Trading Desk Definition & Types

4 mins read
by Angel One

If you’re an investor who trades quite often, you might have encountered a section labeled ‘unrealized gains and losses’ on your trading account. This section usually displays certain values that may either be positive or negative, depending on the circumstances. You might have also noticed these values changing every single day after the closure of the trading session. Have you ever wondered what the values in the ‘unrealized gains and losses’ section of your trading account represent or signify? If you have, then here’s your answer.

What are unrealized gains and losses?

An increase in the value of an investment, such as a stock or a security that you hold but haven’t yet sold off, is generally termed as an unrealized gain. Similarly, a decrease in the value of an investment, such as a stock or a security that you hold but haven’t yet sold off, is usually termed as an unrealized loss.

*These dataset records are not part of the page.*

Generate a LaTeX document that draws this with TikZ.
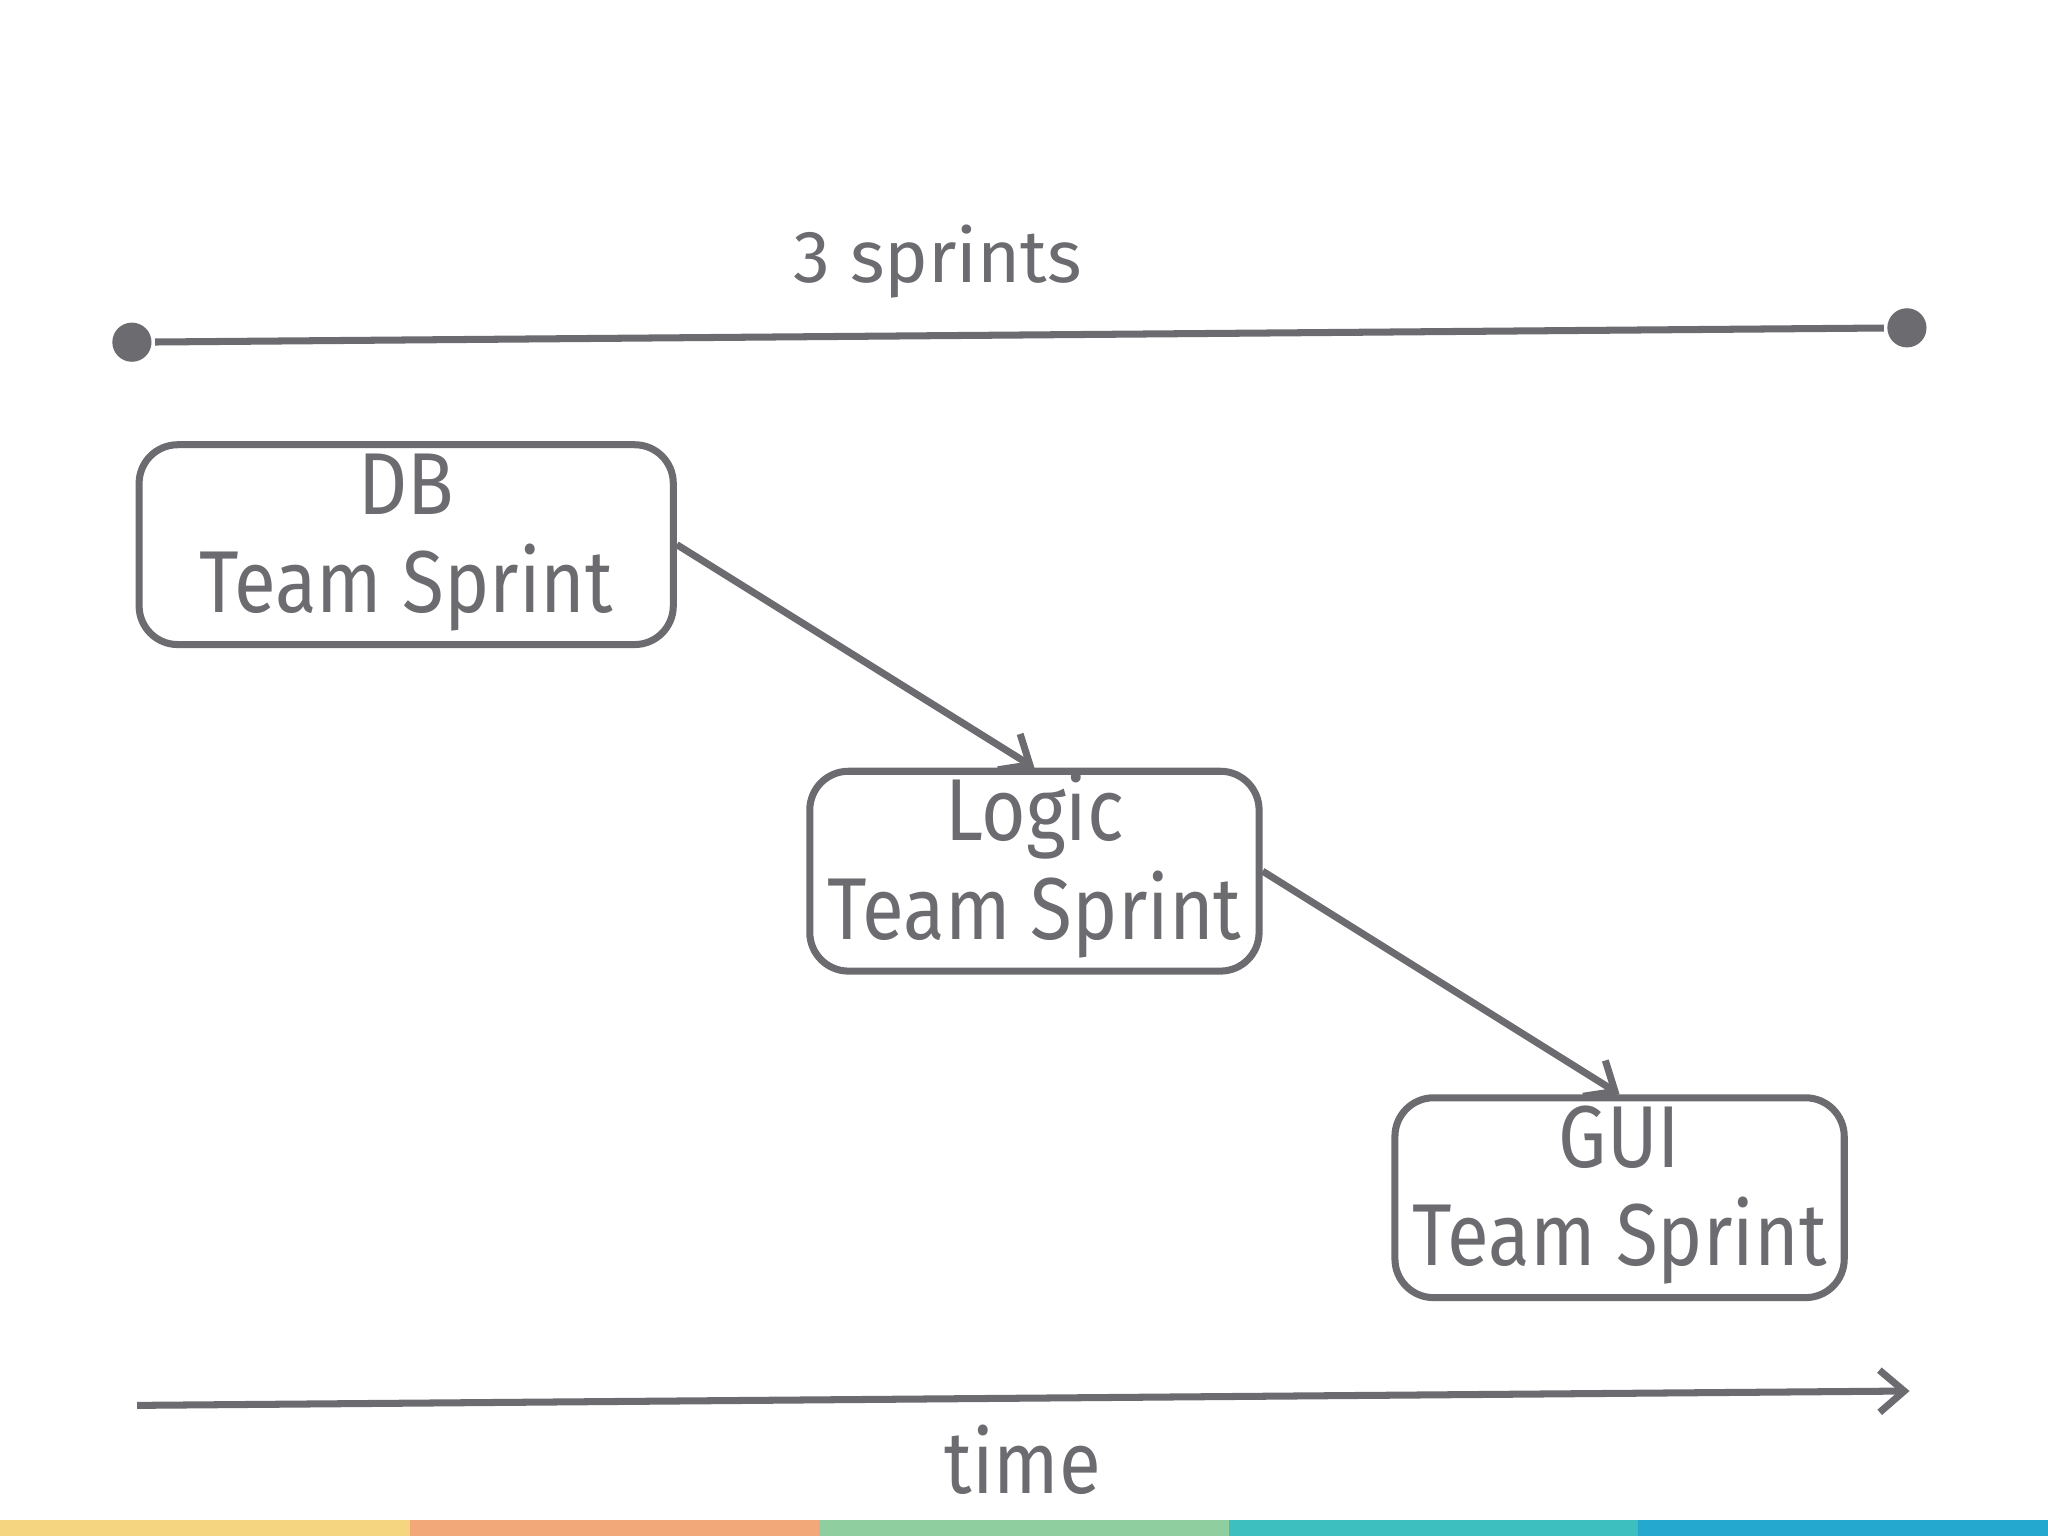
\documentclass[tikz,border=0pt]{standalone}
\usepackage{fontspec}
\setmainfont{Fira Sans}
\newfontfamily\narrowfont{Fira Sans}[FakeStretch=0.87]
\usetikzlibrary{positioning,arrows.meta}
\definecolor{ink}{HTML}{6B6B70}
\definecolor{bandA}{HTML}{F6D580}
\definecolor{bandB}{HTML}{F2A878}
\definecolor{bandC}{HTML}{8FCF9F}
\definecolor{bandD}{HTML}{3DBFBF}
\definecolor{bandE}{HTML}{25A8D0}
\newcommand{\sprinttext}[1]{\raisebox{-6pt}[0pt][0pt]{\begin{tabular}{@{}c@{}}#1\\Team Sprint\end{tabular}}}

\begin{document}
\begin{tikzpicture}[x=0.013061cm, y=-0.013061cm, line width=2pt, draw=ink,
    sprint/.style={draw=ink, rounded corners=11pt, inner sep=0pt,
      minimum height=153*0.013061cm, font=\narrowfont\fontsize{25}{28}\selectfont, text=ink},
    dot/.style={circle, fill=ink, minimum size=30*0.013061cm, inner sep=0pt},
    link/.style={draw=ink, -{Straight Barb[length=7pt, width=12pt]}}]

    \useasboundingbox (0,0) rectangle (1568,1176);

    % Colour band
    \foreach \c [count=\i from 0] in {bandA,bandB,bandC,bandD,bandE}
      \fill[\c] (\i*313.6,1164) rectangle ({(\i+1)*313.6},1176);

    % Span of the sprints
    \node[dot] (s) at (101,262) {};
    \node[dot] (e) at (1460,251) {};
    \draw[ink] (s) -- (e);
    \node[text=ink, font=\fontsize{21}{25}\selectfont] (span) at (718,200) {3 sprints};

    % Sprints
    \node[sprint, minimum width=409*0.013061cm] (db) at (311,417) {\sprinttext{DB}};
    \node[sprint, minimum width=344*0.013061cm] (logic) at (792,667) {\sprinttext{Logic}};
    \node[sprint, minimum width=344*0.013061cm] (gui) at (1240,917) {\sprinttext{GUI}};

    \draw[link] (db.east) -- (logic.north);
    \draw[link] (logic.east) -- (gui.north);

    % Time axis
    \coordinate (t0) at (105,1076);
    \coordinate (t1) at (1462,1065);
    \draw[link] (t0) -- (t1);
    \node[text=ink, font=\narrowfont\fontsize{25}{29}\selectfont] (time) at (783,1118) {time};
\end{tikzpicture}
\end{document}
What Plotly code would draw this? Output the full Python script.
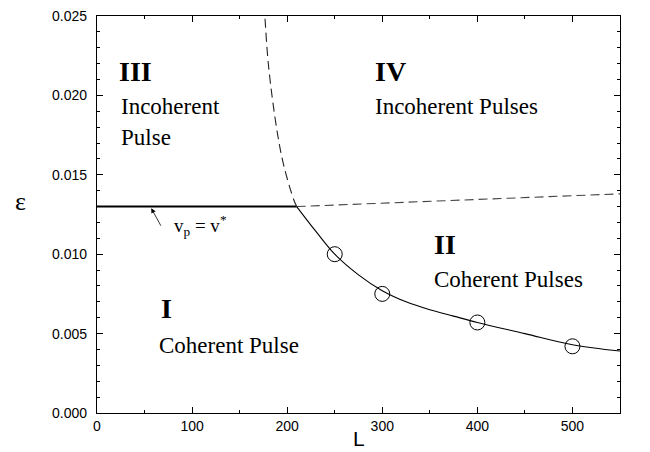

For instance, after you’ve purchased a stock from the stock market, the value of the investment would almost always experience a change. Till the time you hold the said stock in your portfolio, any increases in its value shall be termed as unrealized gains and any decreases in its value shall be termed as unrealized losses.

Since unrealized gains are potential profits sitting in your account, the values are always positive and are usually represented in green. Similarly, since unrealized losses are potential losses, the values are always negative and are generally represented in red.

Examples of unrealized gains and losses

Now that you’ve found the answer to the question ‘what are unrealized gains and losses?’, let’s take a look at a couple of examples to better understand the concept.

An example of unrealized gains

Assume that you buy a share of HDFC Bank Limited for around Rs. 1,100. Two days later, suppose that the share price closes at around Rs. 1,150. Since you still continue to hold the share in your account, the unrealized gain in your trading account would show up as Rs. 50 (Rs. 1,150 – Rs. 1,100) as on the end of the second day. And on the third day, say the share price rises even further up and closes at around Rs. 1,200. Now, the unrealized gain in your trading account would also reflect this increase and would show up as Rs. 100 (Rs. 1,200 – Rs. 1,100).

An example of unrealized losses

Let’s now assume that you buy a share of Yes Bank Limited for around Rs. 30. Two days later, suppose that the share price closes at around Rs. 25. Since you still continue to hold the share in your account, the unrealized loss in your trading account would show up as Rs. 5 (Rs. 25 – Rs. 30) as on the end of the second day. And on the third day, say the share price falls even further and closes at around Rs. 20. Now, the unrealized loss in your trading account would also reflect this subsequent decrease and would show up as Rs. 10 (Rs. 20 – Rs. 30).

Tax implications of unrealized gains and losses  

According to the provisions of the Income Tax Act, 1961, any profits that you make through the sale of stocks and other securities are termed to be capital gains and are liable to be taxed accordingly.

On a similar note, any losses that you make through the sale of stocks and other securities are termed as capital losses and can either be set-off with that year’s capital gains or be carried forward to the next year.

That said, irrespective of how large the unrealized gains and losses are, there are absolutely no tax implications whatsoever. This is primarily because of the fact that unrealized gains and losses are merely potential profits and losses. Also, in order for a profit or a loss to be considered as a capital gain or a capital loss, there has to be a sale and subsequent transfer of the said asset.

Conclusion

And so, the concept of capital gains or capital losses and their subsequent taxation comes into play only when you realize the gains or losses by actually selling and transferring the concerned asset. Therefore, many investors prefer to keep their profits unrealized and adopt a staggered selling approach to lessen their capital tax burden.